C.  Tenant shall pay any costs due to inaccurate or incomplete Programming Information and the amount, if any, by which aggregate Completion Cost for the Tenant Improvement Work exceeds the Landlord’s Maximum Contribution and Landlord’s Amortizing Contribution that Tenant elects to utilize.  The amounts to be paid by Tenant for the Tenant Improvements pursuant to this Section II.C. are sometimes cumulatively referred to herein as the “Tenant’s Contribution”.

D.  The “Completion Cost” shall mean all costs of Landlord in completing the Tenant Improvements in accordance with the approved Working Drawings and Specifications and with any approved Changes thereto, including but not limited to the following costs:  (i) payments made to architects, engineers, contractors, subcontractors and other third party consultants in the performance of the work, (ii) permit fees and other sums paid to governmental agencies, and (iii) costs of all materials incorporated into the work or used in connection with the work.  The Completion Cost shall also include a construction management fee to be paid to Landlord or to Landlord's management agent in the amount of three percent (3%) of the Completion Cost.  Unless expressly authorized in writing by Landlord, the Completion Cost shall not include (and no portion of the Landlord Contribution shall be paid for) any costs incurred by Tenant, including without limitation, any costs for space planners, managers, advisors or consultants retained by Tenant in connection with the Tenant Improvements.

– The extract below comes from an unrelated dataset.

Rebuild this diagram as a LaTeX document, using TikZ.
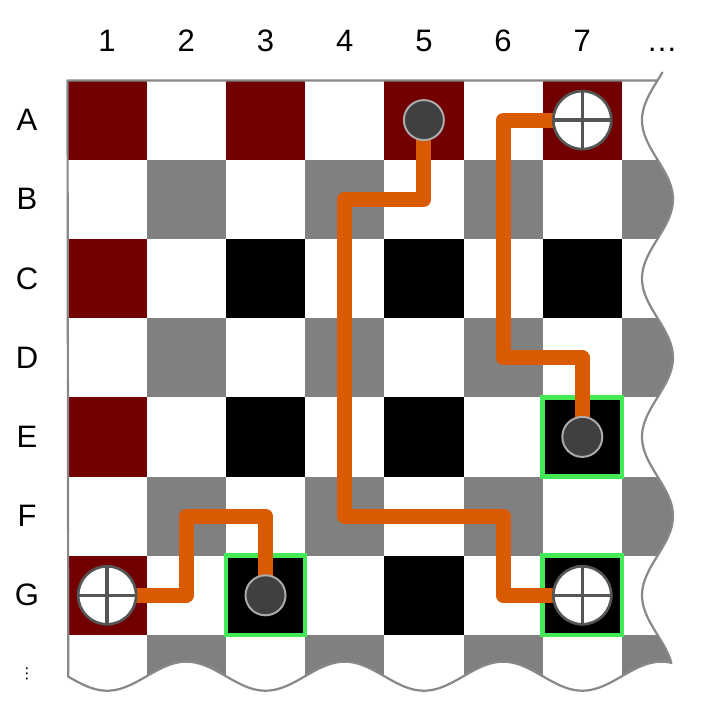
\documentclass[tikz,border=0pt]{standalone}
\usepackage{fontspec}
\setmainfont{Liberation Sans}
\newfontfamily\dejavu{DejaVu Sans}
\definecolor{boardred}{RGB}{115,0,0}
\definecolor{boardgray}{RGB}{128,128,128}
\definecolor{rimgray}{RGB}{136,136,136}
\definecolor{routeorange}{RGB}{217,90,0}
\definecolor{goalgreen}{RGB}{68,234,85}
\definecolor{piecedark}{RGB}{64,64,64}
\definecolor{piecerim}{RGB}{170,170,170}
\definecolor{crossgray}{RGB}{85,85,85}
\pgfdeclarelayer{board}
\pgfdeclarelayer{routes}
\pgfsetlayers{board,routes,main}
\begin{document}
\begin{tikzpicture}[x=1pt,y=-1pt]
\tikzset{
  lbl/.style={font=\fontsize{31}{37}\selectfont, inner sep=0pt},
  route/.style={draw=routeorange, line width=15pt, line join=round},
  goal/.style={draw=goalgreen, line width=4.5pt},
  rim/.style={draw=rimgray, line width=2.2pt, line join=round},
  darkpiece/.style={circle, fill=piecedark, draw=piecerim, line width=2pt, minimum size=40pt, inner sep=0pt},
  crosspiece/.style={circle, fill=white, draw=crossgray, line width=2.7pt, minimum size=58pt, inner sep=0pt,
    path picture={\draw[crossgray, line width=3.5pt]
      (path picture bounding box.north) -- (path picture bounding box.south)
      (path picture bounding box.west) -- (path picture bounding box.east);}}
}
\def\xo{67.5}
\def\yo{80.5}
\def\cw{79.2}
\def\kk{2.27273}
\useasboundingbox (0,0) rectangle (712,711);

% labels
\foreach \n in {1,...,7}
  \node[lbl, anchor=base] (col\n) at ({\xo+(\n-0.5)*\cw}, 52) {\n};
\node[lbl, anchor=base] (colmore) at (662, 52) {…};
\foreach \l [count=\i] in {A,B,C,D,E,F,G}
  \node[lbl] (row\l) at (27, {\yo+(\i-0.5)*\cw}) {\l};
\node[font=\dejavu\fontsize{15}{15}\selectfont, inner sep=0pt] (rowmore) at (27,674) {⋮};

% pieces
\node[darkpiece] (pA5) at ({\xo+4.5*\cw}, {\yo+0.5*\cw}) {};
\node[crosspiece] (pA7) at ({\xo+6.5*\cw}, {\yo+0.5*\cw}) {};
\node[darkpiece] (pE7) at ({\xo+6.5*\cw}, {\yo+4.5*\cw}) {};
\node[crosspiece] (pG1) at ({\xo+0.5*\cw}, {\yo+6.5*\cw}) {};
\node[darkpiece] (pG3) at ({\xo+2.5*\cw}, {\yo+6.5*\cw}) {};
\node[crosspiece] (pG7) at ({\xo+6.5*\cw}, {\yo+6.5*\cw}) {};

% board
\begin{pgfonlayer}{board}
\fill[white] (0,0) rectangle (712,711);
\begin{scope}
\clip (\xo,\yo) -- (657.5,\yo)
  -- plot[domain=80.5:663, samples=120, smooth] ({657.5-15.5*cos(\kk*(\x-120.1))}, \x)
  -- plot[domain=0:1, samples=120, smooth] ({671-\x*603.5}, {676.2+14.5*cos(\kk*(563.9-\x*603.5))})
  -- cycle;
\foreach \c/\r in {0/0,2/0,4/0,6/0,0/2,0/4,0/6}
  \fill[boardred] ({\xo+\c*\cw},{\yo+\r*\cw}) rectangle ++(\cw,\cw);
\foreach \c/\r in {2/2,4/2,6/2,2/4,4/4,6/4,2/6,4/6,6/6}
  \fill[black] ({\xo+\c*\cw},{\yo+\r*\cw}) rectangle ++(\cw,\cw);
\foreach \c in {1,3,5,7}
  \foreach \r in {1,3,5,7}
    \fill[boardgray] ({\xo+\c*\cw},{\yo+\r*\cw}) rectangle ++(\cw,\cw);
\end{scope}
\draw[rim] plot[domain=72:663, samples=120, smooth] ({657.5-15.5*cos(\kk*(\x-120.1))}, \x)
  -- plot[domain=0:1, samples=120, smooth] ({671-\x*603.5}, {676.2+14.5*cos(\kk*(563.9-\x*603.5))})
  -- (\xo,\yo) -- (657.5,\yo);
\foreach \c/\r in {2/6,6/4,6/6}
  \draw[goal] ({\xo+\c*\cw},{\yo+\r*\cw}) rectangle ++(\cw,\cw);
\end{pgfonlayer}

% routes
\begin{pgfonlayer}{routes}
\draw[route] (pG1.center) -| ({\xo+1.5*\cw},{\yo+5.5*\cw}) -| (pG3.center);
\draw[route] (pA5.center) |- ({\xo+3.5*\cw},{\yo+1.5*\cw}) |- ({\xo+5.5*\cw},{\yo+5.5*\cw}) |- (pG7.center);
\draw[route] (pA7.center) -| ({\xo+5.5*\cw},{\yo+3.5*\cw}) -| (pE7.center);
\end{pgfonlayer}
\end{tikzpicture}
\end{document}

E.  Prior to start of construction of the Tenant Improvements, Tenant shall pay to Landlord in full the amount of the Tenant's Contribution set forth in the approved Preliminary Cost Estimate or in the Final Cost Estimate (once approved by Tenant).  If the actual Completion Cost of the Tenant Improvements is greater than the Final Cost Estimate because of Changes, modifications or extras not reflected on the approved Working Drawings and Specifications, then Tenant shall pay all such additional costs within 10 business days after written demand for same.  The balance of any sums not otherwise paid by Tenant shall be due and payable on or before the commencement of construction.  If Tenant defaults in the payment of any sums due under this Work Letter, Landlord shall (in addition to all other remedies) have the same rights as in the case of Tenant's failure to pay rent under the Lease, including, without limitation, the right to terminate this Lease and recover damages from Tenant and/or to charge a late payment fee and to collect interest on delinquent payments, and Landlord may (but shall not be required to) suspend the Tenant Improvement Work following such default.